We’ve written before on the integral nature of rye whiskey to both the development of American spirits—it existed for likely a full century before the advent of bourbon—and the role that rye played in fueling the American craft cocktail renaissance. Suffice to say, rye has as much a claim to be “America’s whiskey” as bourbon, despite its perennially lower stature, and one also gets more an impression of rye as a crop (and a spirit) that is more likely to reflect the terroir of its source. Or at least, that’s certainly part of the pitch when it comes to Fallon, Nevada’s Frey Ranch and its estate-grown, distilled and aged rye whiskeys.
Frey Ranch belongs to a class of up-and-coming, “young” distilleries that get the air quotes treatment because they’re no longer such spring chickens that they’re relying on barely-aged spirits, or celebrating their first straight whiskey. More and more craft distilleries exist in this bracket now, able to offer moderately aged spirits that qualify for quality benchmarks such as bottled in bond status. It’s a sign of the American craft distilling market coming of age, and it’s coincided with a very welcome increase in quality from many of these operations as their homemade spirit rounds into form. Such has been the case for Frey Ranch, whose bourbon and rye whiskey has increasingly drawn attention from whiskey geeks and critics.
As for what we have to taste today, though, it’s all about the rye whiskey. On one hand, we’ve got one of Frey Ranch’s flagship products in the form of their 100 proof, bottled-in-bond rye, made from a 100% rye grist of winter rye grown on their own Nevada estate. But we also have a single barrel expression of the same rye (hitting shelves in Sept.), bottled at cask strength, which weighs in at a rather ridiculous barrel proof of 137. That’s going to be some serious rye, no doubt about it.
So with that said, let’s get straight to tasting.
ABV: 50% (100 proof)
This is essentially Frey Ranch’s core rye expression, and it has more than enough bonafide specs to make whiskey geeks take interest. It’s a 100% rye product, with a mash of 100% winter wheat from Frey’s own estate in Nevada, reportedly aged for five years in newly charred oak (#4 char barrels). It qualifies as bottled-in-bond and is bottled at the standard 100 proof you expect from that designation. All in all, that makes for a moderately aged, rye-forward rye whiskey of substantial strength, though the 137 barrel aged monster makes this one look much more approachable in comparison.
On the nose, my initial (delighted) thought was “buttered toast with cinnamon,” chased by some expressive fruity notes of cherries in syrup and something darker like stewed plum or prune. There’s some moderate oak, and a lot of deeply caramelized sugars as well. It smells pretty rich, all in all. The rye grain, meanwhile, emerges in more dramatic fashion on the palate, with significant rye spice and pepper, complemented by raspberry jam, moderate oak and some tannin. The spice is a very solid presence, but there’s also some sweeter caramels, darker caramelized sugars and the intensity of pure rye. Traces of barrel char give it a roastiness that suggests very dark chocolate—80% cacao bars.

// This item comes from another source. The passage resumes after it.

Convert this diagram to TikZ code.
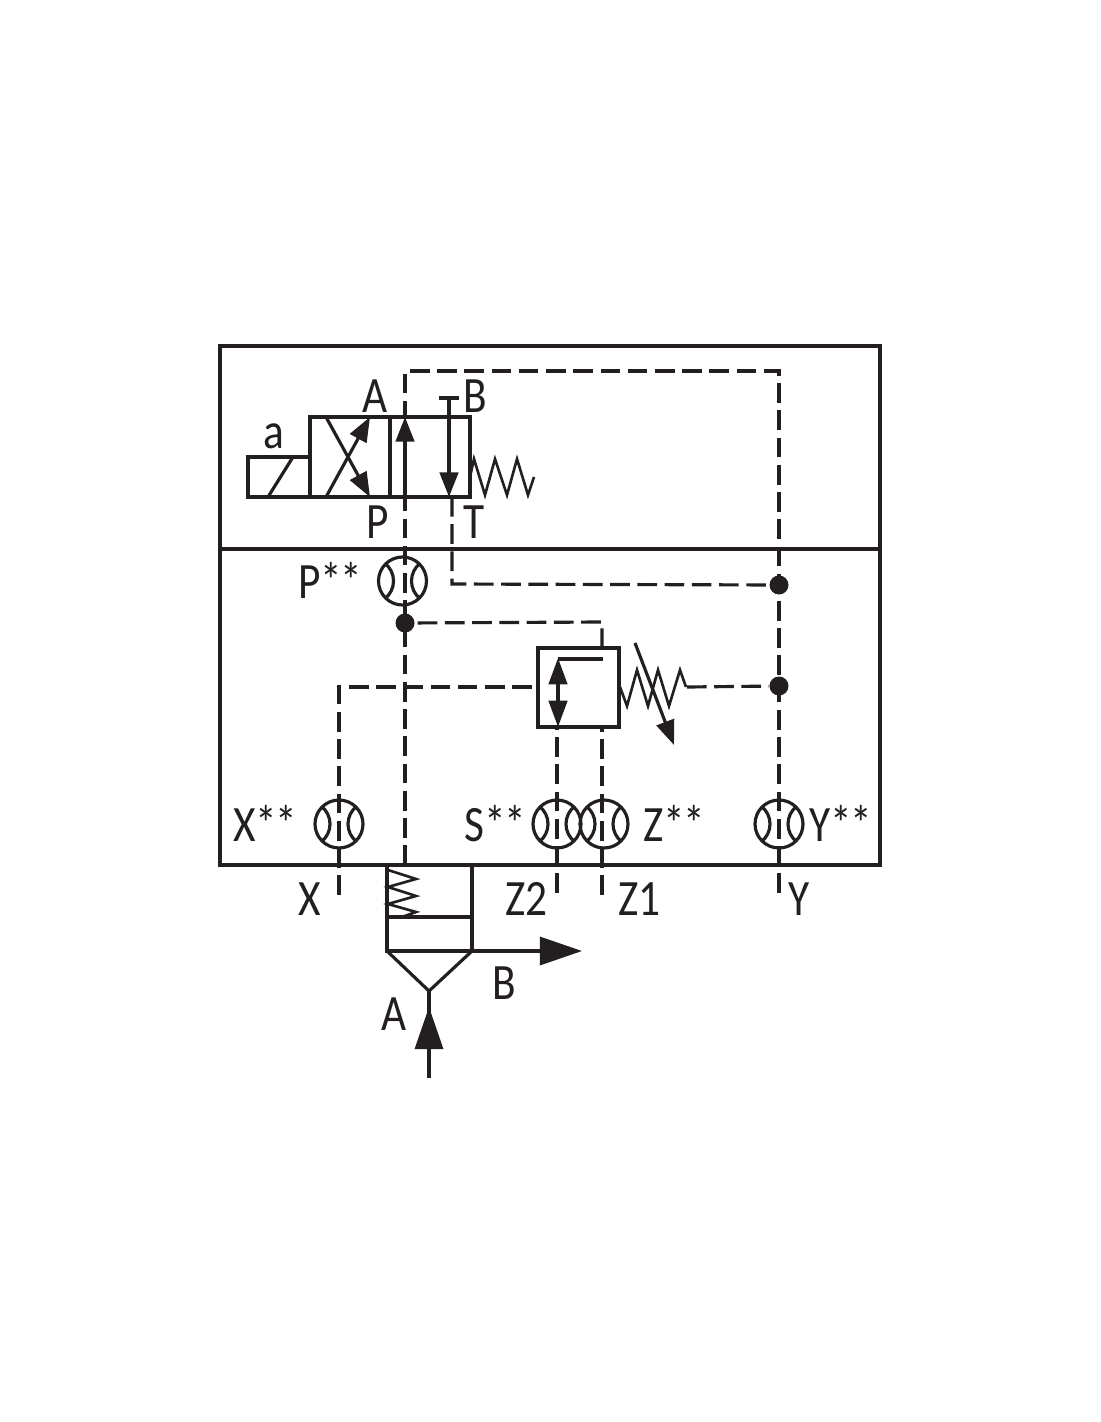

All in all, I quite like this. It’s a “dark” rye in terms of its profile, and the fruitiness and char help set it apart. It would probably be an excellent cocktail rye, as its overall punchiness would be quite difficult to overlook.
ABV: 68.5% (137 proof)
The same rye whiskey, but orders of magnitude bigger and wilder. This monster weighs in at a rather crazy 137 proof, making it one of the biggest ryes I’ve sampled in recent memory without a doubt. There’s little doubt of their intention to blow the doors off in terms of flavor and intensity on this one. The 100 proof rye was already quite assertive; this one is a true flavor bomb.
The nose here is intense, with the fruitiness stepped way up. I’m getting a lot of big dried fruit impressions, raisin and prune, and vinous character as well—plum wine, or California zinfandel. This impression is no doubt fueled on some level by the level of alcohol, but it blends nice on the nose into the fruit profile that already exists. On the palate, meanwhile, this one presents with huge peppery and chile heat, along with musty oak and toastiness. The fruit is again intense, as is the char, evoking a vinous, dark fruity coffee roast. Rye spice is all encompassing, though it eventually gives way to leather and fruit cake. Heat is significant, as one would no doubt expect, but it’s really not quite as much of a bruiser in terms of ethanol as I expect it might be. Even without water, this isn’t too terribly difficult to drink neat, though I imagine a splash of water might be preferred by a good portion of drinkers.
All in all, an absolute flavor bomb without a doubt. One of the boldest and most assertive rye whiskeys I’ve tasted in the last several years, and a very memorably tasty one as well. It’s clear that Frey Ranch has come into their own, and their house rye profile puts them among the most skilled craft rye producers on the market today.